From the very same email you're referring to:
(not much sense writing it for the Jack sink, if Jack can already do
it internally)
Also,
Here, I need your inputs.
I spent around 5 hrs on input on this topic already. I don't feel like
you need more input, it feels more like you haven't had the chance yet
to understand all the input that there is on the GNU Radio mailing
list. We should also not be having this discussion on usrp-users, as
your approach doesn't involve USRPs directly!
Can you please state the requirements. How it has to be in GNU radio
chain etc.
Please re-read my previous email. I explicitly say I'm not even
convinced this will reliably work in software. GNU Radio is software.
What about you just start by trying to implement a control loop, and
read as much on theory of discrete-time control systems as you'll need
for this? I'm afraid I can't take that burden off your shoulder if you
want to implement a control loop. It is hard stuff.
Best regards,
Marcus
On 09/19/2017 10:10 AM, Benny Alexandar wrote:
Hi Marcus,
Yes its true I couldn' t make much progress on this. Not able to
find time as I have a full time job. If I remember correctly, you
mentioned that no-one has implemented audio control loop within GNU
Radio. And you were suggesting to write it for ALSA and not with JACK.
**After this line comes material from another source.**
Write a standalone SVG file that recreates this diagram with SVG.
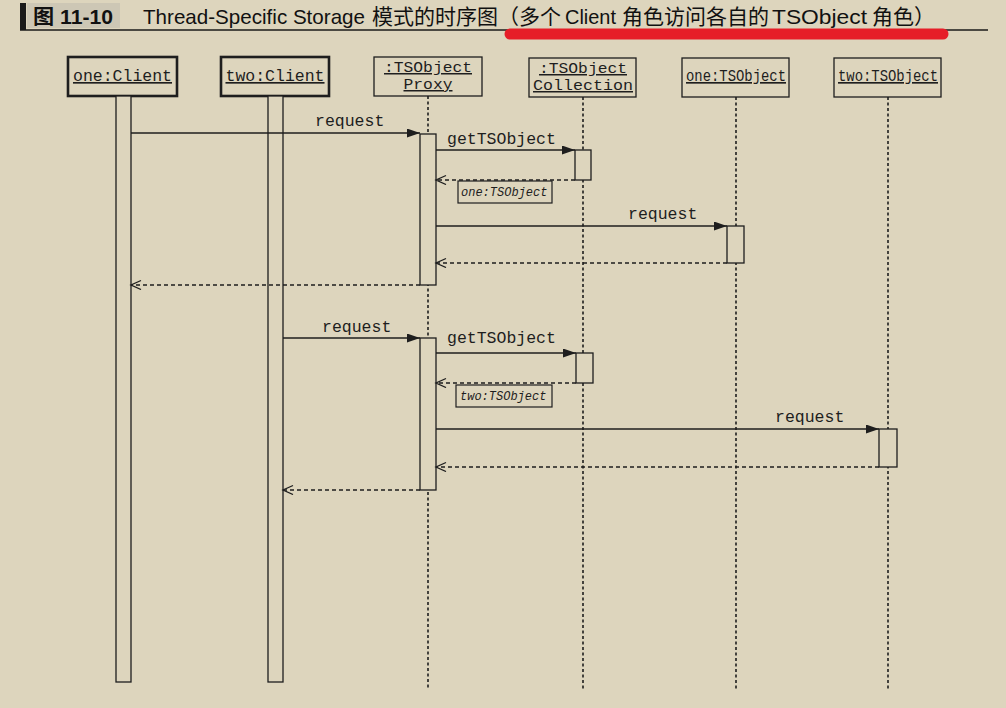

May I know why not with JACK ? If I need to make it with JACK, GNU
radio should run as a client and output to JACK input port and
another client which does the audio control loop and send the output
for playback. May be its not required, if we can make a sink block
with ALSA and implement the audio control loop.
Here, I need your inputs. Can you please state the requirements. How
it has to be in GNU radio chain etc.
-ben
------------------------------------------------------------------------
*From:* USRP-users <usrp-users-boun...@lists.ettus.com> on behalf of
Marcus Müller via USRP-users <usrp-us...@lists.ettus.com>
*Sent:* Tuesday, September 19, 2017 2:10 AM
*To:* usrp-us...@lists.ettus.com; GNURadio Discussion List
*Subject:* Re: [USRP-users] Audio Control loop testing
Hi Ben,
that's the old multi-clock problem we've been talking about multiple
times – it's hard to even define what the "correct" clock is, so you
usually just settle on recovering the transmitter clock and, if you
were doing this in hardware, would derive the audio DAC's clock from
that.
In a software receiver, you need to estimate the offset of the audio
DAC clock from the sender's audio clock. That's hard to do properly,
because these clock offsets might be to fine to do it with general
purpose PC CPU software. But we've talked about all that before on
the Discuss-gnuradio list!
As a way around that, you might use the same clock to derive the RF
receiver's sampling clock and the audio DAC's sampling clock. You
then get a direct relation between RF sampling and audio playback,
for example "every 1 million RF samples, I need to produce one audio
sample". Fons and I really tried to explain that in about 20 emails
on discuss-gnuradio. So, I think we've covered the stage of "any
suggestions on this would be helpful" pretty well. It is a hard
problem, and there's a solid chance you can't solve it for all use
cases in software. There's also a solid chance you might be able to
solve it for a specific use case, but that would require you to
become an expert on multi-rate processing and clock matching, and
frankly, you're not showing much progress at that over last 10 months.
Best regards,
Marcus
On 09/16/2017 05:38 AM, Benny Alexandar via USRP-users wrote:
Hi,
I want to create an artificial audio drift in transmitter side and
test it using my audio control loop in receiver. This is what I'm
planning.
Take an audio wav file which is sampled at 12 kHz. Re sample it such
that the sample rate is now having a drift of 100 ppm, ie with
sample frequencies with an error up to 12000*100e-6 is 1.2Hz in case
of 12kHz sample frequency. Now transmit this audio file using Gnu
radio and USRP.
Receiver does the channel decoding and audio decoding.
So in this most extreme case the receiver drifts with more than one
sample per second, so after an hour it is drifted by 1.2*3600 = 4320
samples
If the receiver doesn't have an audio control loop then it will go
into under run. By enabling the audio control loop i can check the
drift compensation.
Any suggestions on this method of testing.